Omit all images. Transcribe the rest of the material below exactly.

Dataset section:
╭──
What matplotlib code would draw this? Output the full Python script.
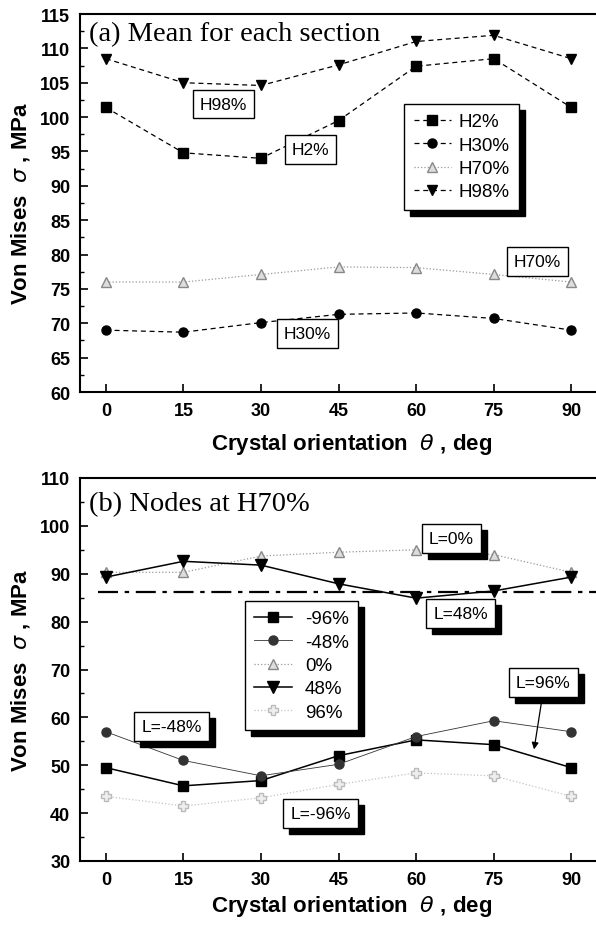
import numpy as np
import matplotlib
matplotlib.use('Agg')
import matplotlib.pyplot as plt
from matplotlib.patches import Rectangle
from matplotlib.transforms import offset_copy

# crystal orientation, deg
theta = [0, 15, 30, 45, 60, 75, 90]

# (a) mean for each section
h2 = [101.4, 94.8, 94.0, 99.5, 107.4, 108.5, 101.4]
h30 = [69.0, 68.7, 70.1, 71.3, 71.5, 70.7, 69.0]
h70 = [76.0, 76.0, 77.1, 78.2, 78.1, 77.1, 76.0]
h98 = [108.5, 105.0, 104.6, 107.6, 111.0, 111.9, 108.5]

# (b) nodes at H70%
l_m96 = [49.5, 45.7, 46.8, 52.0, 55.3, 54.3, 49.5]
l_m48 = [57.0, 51.0, 47.8, 50.2, 56.0, 59.3, 57.0]
l_0 = [90.3, 90.3, 93.7, 94.5, 95.0, 94.0, 90.3]
l_48 = [89.3, 92.6, 91.8, 87.9, 84.9, 86.4, 89.3]
l_96 = [43.5, 41.5, 43.2, 46.0, 48.4, 47.8, 43.5]
ref_level = 86.2

SANS = ['Liberation Sans', 'DejaVu Sans']
SERIF = ['Liberation Serif', 'DejaVu Serif']


def style_axes(ax, ylim, ymajor, yminor, xlabelpad):
    '''
    Common axis look: inward ticks, right spine falls outside the picture.
    '''
    ax.set_xlim(-5, 100)
    ax.set_ylim(*ylim)
    ax.set_xticks(theta)
    ax.set_yticks(np.arange(ylim[0], ylim[1] + 0.1, ymajor))
    ax.set_yticks(np.arange(ylim[0], ylim[1] + 0.1, yminor), minor=True)
    ax.tick_params(direction='in', length=6, width=1.2, labelsize=13, pad=7)
    ax.tick_params(which='minor', direction='in', length=3, width=1.0)
    for lab in ax.get_xticklabels() + ax.get_yticklabels():
        lab.set_family(SANS)
        lab.set_fontweight('bold')
    for sp in ax.spines.values():
        sp.set_linewidth(1.5)
    ax.set_xlabel(r'Crystal orientation  $\theta$ , deg', family=SANS,
                  fontsize=16, fontweight='bold', labelpad=xlabelpad)
    ax.set_ylabel(r'Von Mises  $\sigma$ , MPa', family=SANS,
                  fontsize=16, fontweight='bold', labelpad=6)


def box_label(ax, x, y, s, shadow=True):
    '''
    Boxed text label, optionally with black drop shadow.
    '''
    kw = dict(ha='center', va='center', fontsize=12.5, family=SANS, zorder=6)
    if shadow:
        tr = offset_copy(ax.transData, fig=ax.figure, x=6, y=-6, units='dots')
        ax.text(x, y, s, transform=tr, color='black',
                bbox=dict(boxstyle='square,pad=0.4', fc='black', ec='black'), **kw)
    ax.text(x, y, s, color='black',
            bbox=dict(boxstyle='square,pad=0.4', fc='white', ec='black', lw=1.0), **kw)


def legend_shadow(ax, leg, dx=6, dy=6):
    fig = ax.figure
    fig.canvas.draw()
    bb = leg.get_window_extent()
    inv = ax.transAxes.inverted()
    (x0, y0), (x1, y1) = inv.transform([[bb.x0 + dx, bb.y0 - dy], [bb.x1 + dx, bb.y1 - dy]])
    ax.add_patch(Rectangle((x0, y0), x1 - x0, y1 - y0, transform=ax.transAxes,
                           fc='black', ec='black', zorder=4.5, clip_on=False))


fig = plt.figure(figsize=(5.96, 9.29), dpi=100)
ax1 = fig.add_axes([80 / 596, 1 - 393 / 929, 543 / 596, 378 / 929])
ax2 = fig.add_axes([80 / 596, 1 - 862 / 929, 543 / 596, 383 / 929])

# ---- panel (a)
ms = 6.5
ax1.plot(theta, h2, ls=(0, (4, 3)), color='black', lw=0.9, marker='s', ms=ms, label='H2%')
ax1.plot(theta, h30, ls=(0, (4, 3)), color='black', lw=0.9, marker='o', ms=ms, label='H30%')
ax1.plot(theta, h70, ls=':', color='#999999', lw=0.9, marker='^', ms=ms,
         mfc='#dddddd', mec='#888888', label='H70%')
ax1.plot(theta, h98, ls=(0, (4, 3)), color='black', lw=0.9, marker='v', ms=ms + 1, label='H98%')
style_axes(ax1, (60, 115), 5, 2.5, 9)
ax1.text(-3.3, 112.2, '(a) Mean for each section', family=SERIF, fontsize=20.5, va='center')

box_label(ax1, 22.8, 101.9, 'H98%', shadow=False)
box_label(ax1, 39.6, 95.3, 'H2%', shadow=False)
box_label(ax1, 83.5, 79.0, 'H70%', shadow=False)
box_label(ax1, 39.0, 68.5, 'H30%', shadow=False)

leg1 = ax1.legend(loc='upper left', bbox_to_anchor=(0.597, 0.762), borderaxespad=0,
                  frameon=True, fancybox=False, framealpha=1, edgecolor='black',
                  prop={'family': SANS, 'size': 13.5}, handlelength=2.0,
                  labelspacing=0.33, handletextpad=0.4, borderpad=0.5)
leg1.get_frame().set_linewidth(1.0)
leg1.set_zorder(5)

# ---- panel (b)
ax2.axhline(ref_level, xmin=(-1.5 + 5) / 105, xmax=1, color='black', lw=1.6,
            ls=(0, (9, 3, 2, 3)), zorder=1)
ax2.plot(theta, l_m96, ls='-', color='black', lw=1.1, marker='s', ms=ms, label='-96%')
ax2.plot(theta, l_m48, ls='-', color='#333333', lw=0.6, marker='o', ms=ms, label='-48%')
ax2.plot(theta, l_0, ls=':', color='#999999', lw=0.9, marker='^', ms=ms,
         mfc='#dddddd', mec='#888888', label='0%')
ax2.plot(theta, l_48, ls='-', color='black', lw=1.1, marker='v', ms=ms + 2, label='48%')
ax2.plot(theta, l_96, ls=':', color='#c4c4c4', lw=0.9, marker='P', ms=ms,
         mfc='#eeeeee', mec='#bbbbbb', label='96%')
style_axes(ax2, (30, 110), 10, 5, 4)
ax2.text(-3.3, 104.6, '(b) Nodes at H70%', family=SERIF, fontsize=20.5, va='center')

box_label(ax2, 66.8, 97.3, 'L=0%')
box_label(ax2, 68.6, 81.7, 'L=48%')
box_label(ax2, 84.6, 67.2, 'L=96%')
box_label(ax2, 12.7, 58.1, 'L=-48%')
box_label(ax2, 41.5, 39.9, 'L=-96%')
ax2.annotate('', xy=(82.8, 53.3), xytext=(84.4, 64.3),
             arrowprops=dict(arrowstyle='-|>', color='black', lw=0.9,
                             mutation_scale=10, shrinkA=0, shrinkB=0))

leg2 = ax2.legend(loc='upper left', bbox_to_anchor=(0.304, 0.679), borderaxespad=0,
                  frameon=True, fancybox=False, framealpha=1, edgecolor='black',
                  prop={'family': SANS, 'size': 13.5}, handlelength=2.0,
                  labelspacing=0.33, handletextpad=0.7, borderpad=0.5)
leg2.get_frame().set_linewidth(1.0)
leg2.set_zorder(5)

legend_shadow(ax1, leg1)
legend_shadow(ax2, leg2)

fig.savefig('out.png', dpi=100)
╰──
Problem solution:
What matplotlib code would draw this? Output the full Python script.
import numpy as np
import matplotlib
matplotlib.use('Agg')
import matplotlib.pyplot as plt
from matplotlib.patches import Rectangle
from matplotlib.transforms import offset_copy

# crystal orientation, deg
theta = [0, 15, 30, 45, 60, 75, 90]

# (a) mean for each section
h2 = [101.4, 94.8, 94.0, 99.5, 107.4, 108.5, 101.4]
h30 = [69.0, 68.7, 70.1, 71.3, 71.5, 70.7, 69.0]
h70 = [76.0, 76.0, 77.1, 78.2, 78.1, 77.1, 76.0]
h98 = [108.5, 105.0, 104.6, 107.6, 111.0, 111.9, 108.5]

# (b) nodes at H70%
l_m96 = [49.5, 45.7, 46.8, 52.0, 55.3, 54.3, 49.5]
l_m48 = [57.0, 51.0, 47.8, 50.2, 56.0, 59.3, 57.0]
l_0 = [90.3, 90.3, 93.7, 94.5, 95.0, 94.0, 90.3]
l_48 = [89.3, 92.6, 91.8, 87.9, 84.9, 86.4, 89.3]
l_96 = [43.5, 41.5, 43.2, 46.0, 48.4, 47.8, 43.5]
ref_level = 86.2

SANS = ['Liberation Sans', 'DejaVu Sans']
SERIF = ['Liberation Serif', 'DejaVu Serif']


def style_axes(ax, ylim, ymajor, yminor, xlabelpad):
    '''
    Common axis look: inward ticks, right spine falls outside the picture.
    '''
    ax.set_xlim(-5, 100)
    ax.set_ylim(*ylim)
    ax.set_xticks(theta)
    ax.set_yticks(np.arange(ylim[0], ylim[1] + 0.1, ymajor))
    ax.set_yticks(np.arange(ylim[0], ylim[1] + 0.1, yminor), minor=True)
    ax.tick_params(direction='in', length=6, width=1.2, labelsize=13, pad=7)
    ax.tick_params(which='minor', direction='in', length=3, width=1.0)
    for lab in ax.get_xticklabels() + ax.get_yticklabels():
        lab.set_family(SANS)
        lab.set_fontweight('bold')
    for sp in ax.spines.values():
        sp.set_linewidth(1.5)
    ax.set_xlabel(r'Crystal orientation  $\theta$ , deg', family=SANS,
                  fontsize=16, fontweight='bold', labelpad=xlabelpad)
    ax.set_ylabel(r'Von Mises  $\sigma$ , MPa', family=SANS,
                  fontsize=16, fontweight='bold', labelpad=6)


def box_label(ax, x, y, s, shadow=True):
    '''
    Boxed text label, optionally with black drop shadow.
    '''
    kw = dict(ha='center', va='center', fontsize=12.5, family=SANS, zorder=6)
    if shadow:
        tr = offset_copy(ax.transData, fig=ax.figure, x=6, y=-6, units='dots')
        ax.text(x, y, s, transform=tr, color='black',
                bbox=dict(boxstyle='square,pad=0.4', fc='black', ec='black'), **kw)
    ax.text(x, y, s, color='black',
            bbox=dict(boxstyle='square,pad=0.4', fc='white', ec='black', lw=1.0), **kw)


def legend_shadow(ax, leg, dx=6, dy=6):
    fig = ax.figure
    fig.canvas.draw()
    bb = leg.get_window_extent()
    inv = ax.transAxes.inverted()
    (x0, y0), (x1, y1) = inv.transform([[bb.x0 + dx, bb.y0 - dy], [bb.x1 + dx, bb.y1 - dy]])
    ax.add_patch(Rectangle((x0, y0), x1 - x0, y1 - y0, transform=ax.transAxes,
                           fc='black', ec='black', zorder=4.5, clip_on=False))


fig = plt.figure(figsize=(5.96, 9.29), dpi=100)
ax1 = fig.add_axes([80 / 596, 1 - 393 / 929, 543 / 596, 378 / 929])
ax2 = fig.add_axes([80 / 596, 1 - 862 / 929, 543 / 596, 383 / 929])

# ---- panel (a)
ms = 6.5
ax1.plot(theta, h2, ls=(0, (4, 3)), color='black', lw=0.9, marker='s', ms=ms, label='H2%')
ax1.plot(theta, h30, ls=(0, (4, 3)), color='black', lw=0.9, marker='o', ms=ms, label='H30%')
ax1.plot(theta, h70, ls=':', color='#999999', lw=0.9, marker='^', ms=ms,
         mfc='#dddddd', mec='#888888', label='H70%')
ax1.plot(theta, h98, ls=(0, (4, 3)), color='black', lw=0.9, marker='v', ms=ms + 1, label='H98%')
style_axes(ax1, (60, 115), 5, 2.5, 9)
ax1.text(-3.3, 112.2, '(a) Mean for each section', family=SERIF, fontsize=20.5, va='center')

box_label(ax1, 22.8, 101.9, 'H98%', shadow=False)
box_label(ax1, 39.6, 95.3, 'H2%', shadow=False)
box_label(ax1, 83.5, 79.0, 'H70%', shadow=False)
box_label(ax1, 39.0, 68.5, 'H30%', shadow=False)

leg1 = ax1.legend(loc='upper left', bbox_to_anchor=(0.597, 0.762), borderaxespad=0,
                  frameon=True, fancybox=False, framealpha=1, edgecolor='black',
                  prop={'family': SANS, 'size': 13.5}, handlelength=2.0,
                  labelspacing=0.33, handletextpad=0.4, borderpad=0.5)
leg1.get_frame().set_linewidth(1.0)
leg1.set_zorder(5)

# ---- panel (b)
ax2.axhline(ref_level, xmin=(-1.5 + 5) / 105, xmax=1, color='black', lw=1.6,
            ls=(0, (9, 3, 2, 3)), zorder=1)
ax2.plot(theta, l_m96, ls='-', color='black', lw=1.1, marker='s', ms=ms, label='-96%')
ax2.plot(theta, l_m48, ls='-', color='#333333', lw=0.6, marker='o', ms=ms, label='-48%')
ax2.plot(theta, l_0, ls=':', color='#999999', lw=0.9, marker='^', ms=ms,
         mfc='#dddddd', mec='#888888', label='0%')
ax2.plot(theta, l_48, ls='-', color='black', lw=1.1, marker='v', ms=ms + 2, label='48%')
ax2.plot(theta, l_96, ls=':', color='#c4c4c4', lw=0.9, marker='P', ms=ms,
         mfc='#eeeeee', mec='#bbbbbb', label='96%')
style_axes(ax2, (30, 110), 10, 5, 4)
ax2.text(-3.3, 104.6, '(b) Nodes at H70%', family=SERIF, fontsize=20.5, va='center')

box_label(ax2, 66.8, 97.3, 'L=0%')
box_label(ax2, 68.6, 81.7, 'L=48%')
box_label(ax2, 84.6, 67.2, 'L=96%')
box_label(ax2, 12.7, 58.1, 'L=-48%')
box_label(ax2, 41.5, 39.9, 'L=-96%')
ax2.annotate('', xy=(82.8, 53.3), xytext=(84.4, 64.3),
             arrowprops=dict(arrowstyle='-|>', color='black', lw=0.9,
                             mutation_scale=10, shrinkA=0, shrinkB=0))

leg2 = ax2.legend(loc='upper left', bbox_to_anchor=(0.304, 0.679), borderaxespad=0,
                  frameon=True, fancybox=False, framealpha=1, edgecolor='black',
                  prop={'family': SANS, 'size': 13.5}, handlelength=2.0,
                  labelspacing=0.33, handletextpad=0.7, borderpad=0.5)
leg2.get_frame().set_linewidth(1.0)
leg2.set_zorder(5)

legend_shadow(ax1, leg1)
legend_shadow(ax2, leg2)

fig.savefig('out.png', dpi=100)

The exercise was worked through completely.